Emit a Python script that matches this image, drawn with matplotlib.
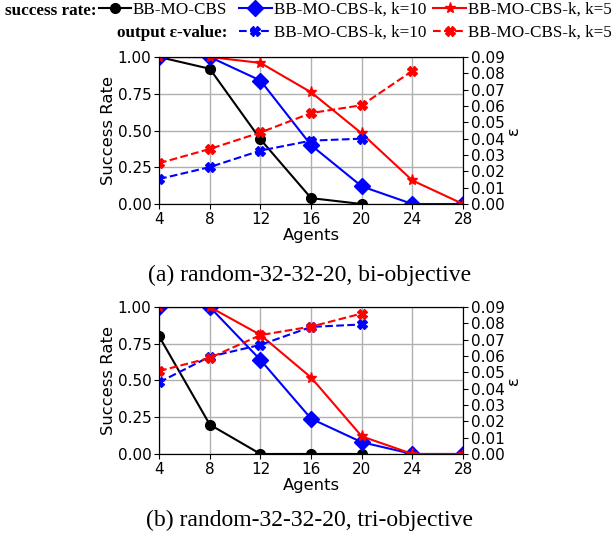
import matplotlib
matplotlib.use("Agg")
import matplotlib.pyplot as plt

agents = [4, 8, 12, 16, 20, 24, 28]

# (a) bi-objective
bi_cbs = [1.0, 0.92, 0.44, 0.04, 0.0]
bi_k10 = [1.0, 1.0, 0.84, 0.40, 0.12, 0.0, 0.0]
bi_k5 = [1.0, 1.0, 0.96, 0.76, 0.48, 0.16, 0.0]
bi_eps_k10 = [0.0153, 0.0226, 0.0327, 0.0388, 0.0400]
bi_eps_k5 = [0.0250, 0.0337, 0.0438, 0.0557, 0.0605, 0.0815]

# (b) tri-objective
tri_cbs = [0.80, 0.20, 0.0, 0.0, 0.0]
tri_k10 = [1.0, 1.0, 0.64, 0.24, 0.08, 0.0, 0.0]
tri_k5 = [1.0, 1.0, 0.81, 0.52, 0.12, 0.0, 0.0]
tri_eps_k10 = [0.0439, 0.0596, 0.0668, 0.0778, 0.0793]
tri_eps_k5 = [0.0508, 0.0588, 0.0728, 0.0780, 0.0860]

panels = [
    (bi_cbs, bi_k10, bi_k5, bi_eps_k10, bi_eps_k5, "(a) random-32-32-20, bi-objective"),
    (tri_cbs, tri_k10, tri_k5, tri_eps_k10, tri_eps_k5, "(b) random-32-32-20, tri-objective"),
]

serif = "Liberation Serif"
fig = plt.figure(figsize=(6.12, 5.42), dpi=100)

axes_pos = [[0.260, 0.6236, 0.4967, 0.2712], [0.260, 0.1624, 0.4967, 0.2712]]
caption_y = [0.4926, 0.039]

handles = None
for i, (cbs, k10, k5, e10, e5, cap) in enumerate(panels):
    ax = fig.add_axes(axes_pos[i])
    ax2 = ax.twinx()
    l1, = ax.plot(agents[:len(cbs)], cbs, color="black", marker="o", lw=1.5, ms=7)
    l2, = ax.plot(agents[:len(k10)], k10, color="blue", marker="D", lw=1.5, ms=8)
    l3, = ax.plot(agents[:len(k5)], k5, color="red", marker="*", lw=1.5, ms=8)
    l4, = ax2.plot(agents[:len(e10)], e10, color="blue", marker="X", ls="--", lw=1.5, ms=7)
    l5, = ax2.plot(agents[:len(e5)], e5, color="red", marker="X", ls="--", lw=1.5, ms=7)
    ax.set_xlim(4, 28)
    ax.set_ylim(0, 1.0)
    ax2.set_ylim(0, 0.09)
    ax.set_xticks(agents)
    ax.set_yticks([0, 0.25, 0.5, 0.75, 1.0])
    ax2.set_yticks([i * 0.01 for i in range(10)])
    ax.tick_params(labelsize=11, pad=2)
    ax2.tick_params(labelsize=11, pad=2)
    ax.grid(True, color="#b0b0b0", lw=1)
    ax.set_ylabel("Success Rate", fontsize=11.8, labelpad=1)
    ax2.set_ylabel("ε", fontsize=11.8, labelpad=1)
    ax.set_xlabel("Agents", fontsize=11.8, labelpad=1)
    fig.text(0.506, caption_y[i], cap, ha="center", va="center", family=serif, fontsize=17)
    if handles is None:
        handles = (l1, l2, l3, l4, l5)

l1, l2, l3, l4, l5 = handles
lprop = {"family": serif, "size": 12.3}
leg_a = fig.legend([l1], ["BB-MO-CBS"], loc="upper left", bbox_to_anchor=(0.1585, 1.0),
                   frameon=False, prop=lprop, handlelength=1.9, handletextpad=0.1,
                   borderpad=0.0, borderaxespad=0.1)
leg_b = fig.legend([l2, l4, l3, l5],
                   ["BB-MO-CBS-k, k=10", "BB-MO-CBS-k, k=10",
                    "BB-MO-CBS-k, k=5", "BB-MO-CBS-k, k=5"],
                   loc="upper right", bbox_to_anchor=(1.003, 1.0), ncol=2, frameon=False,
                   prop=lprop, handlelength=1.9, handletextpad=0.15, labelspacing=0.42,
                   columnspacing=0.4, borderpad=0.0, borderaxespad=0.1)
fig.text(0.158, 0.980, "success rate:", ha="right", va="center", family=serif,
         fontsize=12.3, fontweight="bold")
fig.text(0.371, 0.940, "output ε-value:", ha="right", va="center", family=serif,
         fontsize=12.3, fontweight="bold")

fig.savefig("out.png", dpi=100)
——
Goal:
Extract the lines exactly, please: the first line of the listing, the line with "caption_y = [0.4926, 0.039]", and every line between them, but no pictures.

Output of the exercise:
Emit a Python script that matches this image, drawn with matplotlib.
import matplotlib
matplotlib.use("Agg")
import matplotlib.pyplot as plt

agents = [4, 8, 12, 16, 20, 24, 28]

# (a) bi-objective
bi_cbs = [1.0, 0.92, 0.44, 0.04, 0.0]
bi_k10 = [1.0, 1.0, 0.84, 0.40, 0.12, 0.0, 0.0]
bi_k5 = [1.0, 1.0, 0.96, 0.76, 0.48, 0.16, 0.0]
bi_eps_k10 = [0.0153, 0.0226, 0.0327, 0.0388, 0.0400]
bi_eps_k5 = [0.0250, 0.0337, 0.0438, 0.0557, 0.0605, 0.0815]

# (b) tri-objective
tri_cbs = [0.80, 0.20, 0.0, 0.0, 0.0]
tri_k10 = [1.0, 1.0, 0.64, 0.24, 0.08, 0.0, 0.0]
tri_k5 = [1.0, 1.0, 0.81, 0.52, 0.12, 0.0, 0.0]
tri_eps_k10 = [0.0439, 0.0596, 0.0668, 0.0778, 0.0793]
tri_eps_k5 = [0.0508, 0.0588, 0.0728, 0.0780, 0.0860]

panels = [
    (bi_cbs, bi_k10, bi_k5, bi_eps_k10, bi_eps_k5, "(a) random-32-32-20, bi-objective"),
    (tri_cbs, tri_k10, tri_k5, tri_eps_k10, tri_eps_k5, "(b) random-32-32-20, tri-objective"),
]

serif = "Liberation Serif"
fig = plt.figure(figsize=(6.12, 5.42), dpi=100)

axes_pos = [[0.260, 0.6236, 0.4967, 0.2712], [0.260, 0.1624, 0.4967, 0.2712]]
caption_y = [0.4926, 0.039]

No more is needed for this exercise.